When she was growing up in SoHo, she remembers walking down desolate streets. There were no stores or restaurants, but she felt safe because everyone who lived there knew each other. She learned how to ride a bike in her house. And she also often slept in her coat because her family didn’t have heat after 5 pm.
When people think of SoHo today, they think of high-end shopping and expensive lofts. Nobody thinks of it as a tight-knit community where children roamed free and people actually knew and liked their neighbors. That was the SoHo of Yukie’s childhood. That was the SoHo out of which ideas such as the adaptive reuse of buildings and loft living were born, ideas that influence how we live today.
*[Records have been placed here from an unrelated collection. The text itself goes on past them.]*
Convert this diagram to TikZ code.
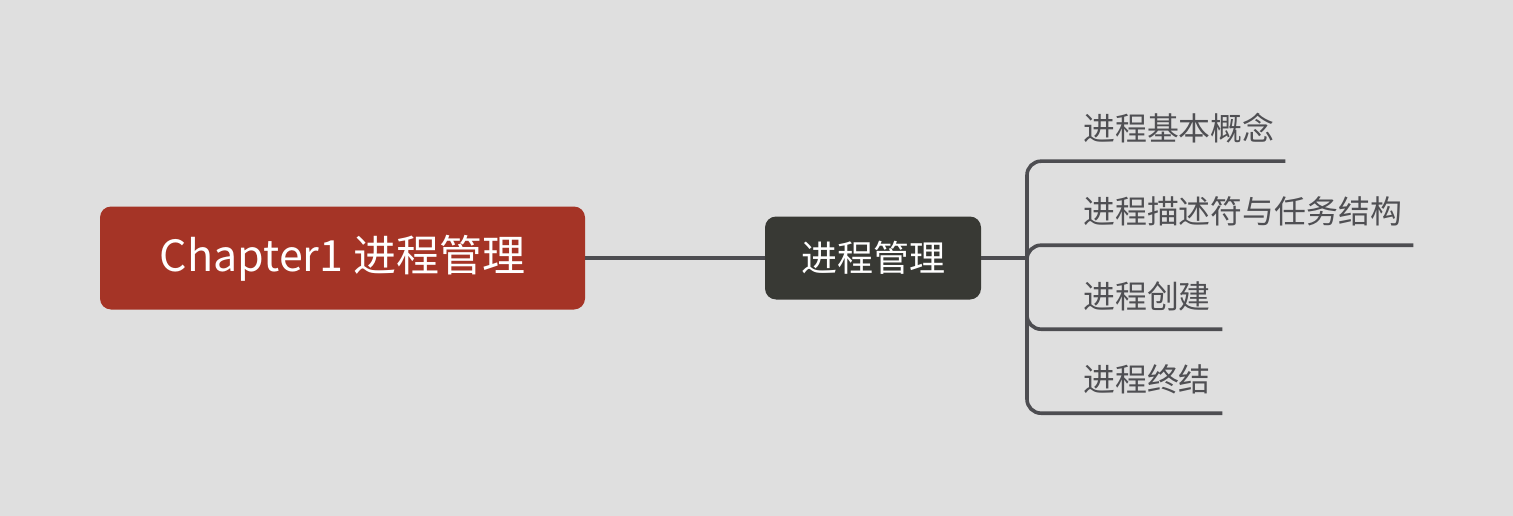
\documentclass[tikz,border=0pt]{standalone}
\usepackage{fontspec}
\setmainfont{Noto Sans CJK SC}
\definecolor{bg}{HTML}{DFDFDF}
\definecolor{rootred}{HTML}{A53426}
\definecolor{maindark}{HTML}{383934}
\definecolor{linegray}{HTML}{4D4D51}
\definecolor{txtgray}{HTML}{4F4F53}
\begin{document}
\begin{tikzpicture}[x=1pt,y=-1pt,
  rootbox/.style={fill=rootred, rounded corners=11pt, text=white, minimum width=485pt, minimum height=103pt, inner sep=0pt, font=\fontsize{43}{48}\selectfont},
  mainbox/.style={fill=maindark, rounded corners=11pt, text=white, minimum width=216pt, minimum height=83pt, inner sep=0pt, font=\fontsize{36}{42}\selectfont},
  childtxt/.style={anchor=west, inner sep=0pt, align=left, text=txtgray, font=\fontsize{31.9}{36}\selectfont},
  conn/.style={draw=linegray, line width=3.6pt},
  branch/.style={conn, rounded corners=14pt}
]
\fill[bg] (0,0) rectangle (1513,516);
\useasboundingbox (0,0) rectangle (1513,516);

\node[rootbox] (root) at (342.5,258) {Chapter1 进程管理};
\node[mainbox] (main) at (873,258) {进程管理};
\coordinate (j) at (1027,258);

\node[childtxt, text width=202pt, minimum height=66pt] (c1) at (1083,128) {进程基本概念};
\node[childtxt, text width=330pt, minimum height=68pt] (c2) at (1083,211) {进程描述符与任务结构};
\node[childtxt, text width=139pt, minimum height=66pt] (c3) at (1083,296) {进程创建};
\node[childtxt, text width=139pt, minimum height=68pt] (c4) at (1083,379) {进程终结};

\draw[conn] (root.east) -- (main.west);
\draw[conn] (main.east) -- (j);
\draw[branch] (j) |- (c1.south east);
\draw[branch] (j) |- (c2.south east);
\draw[branch] (j) |- (c3.south east);
\draw[branch] (j) |- (c4.south east);
\end{tikzpicture}
\end{document}
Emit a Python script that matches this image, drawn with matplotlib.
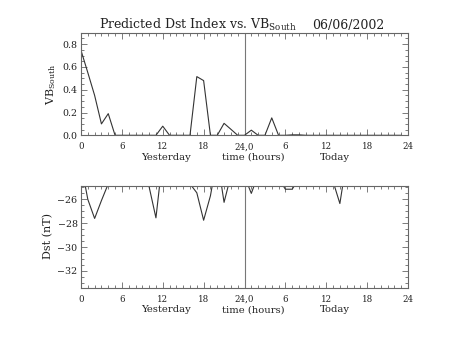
import matplotlib
matplotlib.use("Agg")
import matplotlib.pyplot as plt
from matplotlib.ticker import MultipleLocator, FixedLocator, FixedFormatter, FormatStrFormatter

plt.rcParams['font.family'] = ['DejaVu Serif']
plt.rcParams['mathtext.fontset'] = 'dejavuserif'

hours = list(range(48))
vb_south = [0.745, 0.55, 0.35, 0.10, 0.19, 0, 0, 0, 0, 0, 0, 0,
            0.08, 0, 0, 0, 0, 0.515, 0.48, 0, 0, 0.105, 0.053, 0,
            0, 0.045, 0, 0, 0.153, 0, 0, 0.004, 0.004, 0, 0, 0,
            0, 0, 0, 0, 0, 0, 0, 0, 0, 0, 0, 0]
dst = [-23.0, -26.0, -27.6, -26.1, -24.7, -24.5, -24.5, -24.5, -24.5, -24.5, -24.95, -27.55,
       -22.5, -24.5, -24.5, -24.5, -24.7, -25.45, -27.75, -25.7, -22.5, -26.25, -24.0, -24.5,
       -24.06, -25.5, -23.95, -24.5, -24.5, -24.25, -25.15, -25.15, -24.25, -24.5, -24.5, -24.5,
       -24.5, -24.5, -26.35, -22.7, -24.5, -24.5, -24.5, -24.5, -24.5, -24.5, -24.5, -24.5]

xtick_pos = [0, 6, 12, 18, 24, 30, 36, 42, 48]
xtick_labels = ['0', '6', '12', '18', '24,0', '6', '12', '18', '24']

W, H = 453, 340
fig = plt.figure(figsize=(W / 100, H / 100), dpi=100)
fig.patch.set_facecolor('white')

axc = '#666666'
linec = '#333333'
txtc = '#222222'
X0, X1 = 81, 408


def make_axes(top_px, bot_px):
    ax = fig.add_axes([X0 / W, 1 - bot_px / H, (X1 - X0) / W, (bot_px - top_px) / H])
    for s in ax.spines.values():
        s.set_color(axc)
        s.set_linewidth(0.8)
    ax.set_xlim(0, 48)
    ax.xaxis.set_major_locator(FixedLocator(xtick_pos))
    ax.xaxis.set_major_formatter(FixedFormatter(xtick_labels))
    ax.xaxis.set_minor_locator(MultipleLocator(1))
    ax.tick_params(which='both', direction='in', top=True, right=True,
                   color=axc, width=0.6, labelcolor=txtc)
    ax.tick_params(which='major', length=4)
    ax.tick_params(which='minor', length=2)
    ax.tick_params(axis='x', pad=5, labelsize=6.2)
    ax.tick_params(axis='y', pad=2.5, labelsize=6.8)
    ax.axvline(24, color='#777777', lw=0.8)
    return ax


def bottom_labels(y_px):
    yf = 1 - y_px / H
    for xh, txt in [(12.4, 'Yesterday'), (25.3, 'time (hours)'), (37.2, 'Today')]:
        xf = (X0 + (X1 - X0) * xh / 48) / W
        fig.text(xf, yf, txt, ha='center', va='center', fontsize=7.2, color=txtc)


ax1 = make_axes(33.3, 135.3)
ax1.plot(hours, vb_south, color=linec, lw=0.8)
ax1.set_ylim(0, 0.895)
ax1.yaxis.set_major_locator(MultipleLocator(0.2))
ax1.yaxis.set_minor_locator(MultipleLocator(0.05))
ax1.yaxis.set_major_formatter(FormatStrFormatter('%.1f'))
fig.text(51 / W, 1 - 84 / H, r'VB$_{\mathrm{South}}$', rotation=90, ha='center', va='center',
         fontsize=8, color=txtc)
bottom_labels(157)

ax2 = make_axes(186, 288)
ax2.plot(hours, dst, color=linec, lw=0.8)
ax2.set_ylim(-33.43, -24.88)
ax2.yaxis.set_major_locator(FixedLocator([-32, -30, -28, -26]))
ax2.yaxis.set_minor_locator(MultipleLocator(0.5))
fig.text(48 / W, 1 - 236 / H, 'Dst (nT)', rotation=90, ha='center', va='center',
         fontsize=8, color=txtc)
bottom_labels(310)

fig.text(99 / W, 1 - 29.3 / H, r'Predicted Dst Index vs. VB$_{\mathrm{South}}$',
         ha='left', va='baseline', fontsize=9, color=txtc)
fig.text(384 / W, 1 - 29.3 / H, '06/06/2002', ha='right', va='baseline', fontsize=9, color=txtc)

fig.savefig('out.png', dpi=100)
SoHo has no neighborhood society dedicated to preserving its history, and as a SoHo naitve, born and raised, who still lives there, she knows it deserves one. She is raising her daughter, Hanako, there. Hanako is a third generation SoHo kid, and Yukie wants her to know where she came from, where her mother came from, and where her grandmother came from.
Working in partnership with The Uni Project, a nonprofit dedicated to creating pop-up learning experiences across the city, I hope that this exhibition will be just the first step in finding a permanent home for The SoHo Memory Project.
At the forefront of a new wave in exhibition design, the cart for this roving exhibition will be adapted from designs for portable reading rooms created for the Uni Project by Höweler + Yoon Architecture and operated by the Uni Project across New York City today.
Yukie’s long-term plan is for The SoHo Memory Project to have a physical space where people can come to learn more about her neighborhood. But before she can apply for grants to sustain her project for the long-term, she need to produce something tangible that she can bring to funders to demonstrate my knowledge and commitment.
“If we preserve SoHo’s past,” Yukie explains, “present generations will understand our neighborhood’s rich history, and this understanding will inform how we all shape its future.”